Juan Carlos Girauta-ABC

  • Un espíritu se cierne sobre Europa y sobre la cultura occidental: el de Juan Pablo II

En su centenario, San Juan Pablo II invita a decantarse por la historiografía de la nariz de Cleopatra, que, según Pascal, habría cambiado la faz de la Tierra si hubiera sido más corta. Sin ese Papa, la historia sería otra y peor. Uno ya viene decantado desde que leyó La miseria del historicismo de Karl Popper, antídoto contra el determinismo. La mandanga, en su versión más depurada, se llama materialismo histórico, y ha permitido a varias generaciones atravesar la escuela y la Universidad sin conocer personajes del pasado.

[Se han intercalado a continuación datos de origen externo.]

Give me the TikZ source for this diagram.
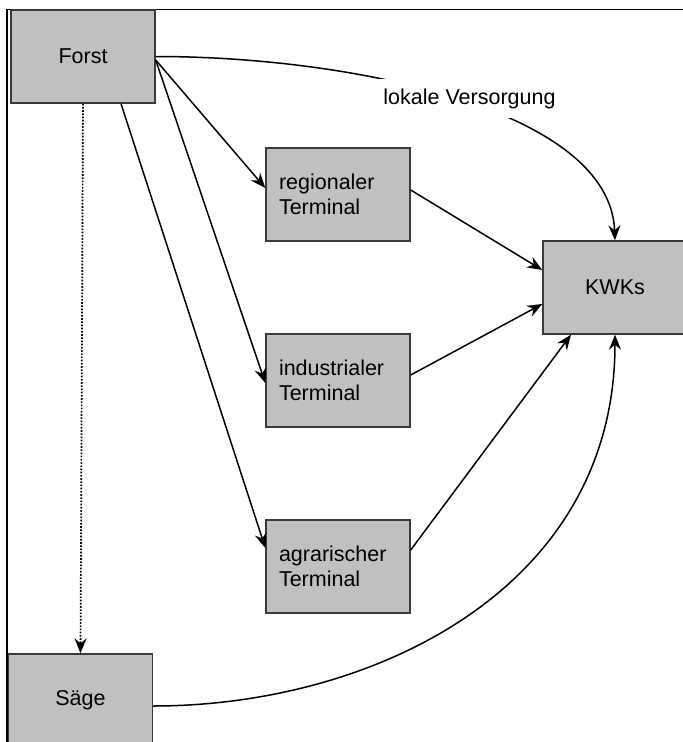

El gigante polaco no solo derrotó al comunismo; su figura también desmonta la teoría subyacente. Pero el mundo no se ha enterado.

Hay marxistas metodológicos de verdad, raras aves que sí conocen

la historia y se deleitan con la ortodoxa selección de hechos. Luego están los innumerables individuos que, al opinar, son marxistas sin saberlo, del mismo modo que el Jourdain de Molière hablaba en prosa.

Pero ojo, burgueses gentilhombres, porque un espíritu se cierne sobre Europa y sobre la cultura occidental: el espíritu de Juan Pablo II. A Marx hay que darle siempre la vuelta, como a un calcetín, administrarle el mismo insolente tratamiento que él aplicó a Hegel. Así veremos que la doctrina que impregna a tanto inconsciente de dos o tres libros se presentó en origen como «científica» porque era pura superstición. O que los filósofos se están limitado a transformar el mundo cuando de lo que se trata es de interpretarlo. A similar conclusión llegaba aquí el otro día Jon Juaristi. O quizá Gabriel Albiac. Me van a disculpar, ambos brillan tanto que te pueden cegar.

A lo que iba. Revisamos la biografía de San Juan Pablo II sin anteojeras. Le vemos erguirse y avalar la nariz de Cleopatra, y sentimos gratitud y admiración desbordantes. Lidiar con los dos totalitarismos del siglo XX. Sufrirlos en sus carnes y en las de sus amigos. Tantear la realidad desde el teatro, la poesía, el ensayo y, por fin, modelarla desde el más elitista de los géneros literarios: la encíclica. De joven descubrió la entrada a todas las sutilezas en San Juan de la Cruz. Lo abordó en español, quedó fascinado, supo que ahí estaba todo, le consagró su tesis doctoral.

Me pregunto cómo llegaron a acariciar un oído polaco, con tan perdurable dulzura, esos versos que abarcan la plenitud del Universo mediante una bellísima enumeración. Arranca con «Mi amado, las montañas, // los valles solitarios nemorosos», y termina en el lecho florido. En El Aleph, Borges, puesto a simular la visión del todo, o de todo, recurrió a esa misma técnica. No sin antes echar mano de este delicado truco de mago virtuoso: «¿Cómo transmitir a los otros el infinito Aleph, que mi temerosa memoria apenas abarca? Los místicos, en análogo trance, prodigan los emblemas». ¡Zas! Escamoteaba, a la vista de todos, al místico por excelencia porque estaba a punto de enumerar para englobar. Pero en prosa, Jourdain.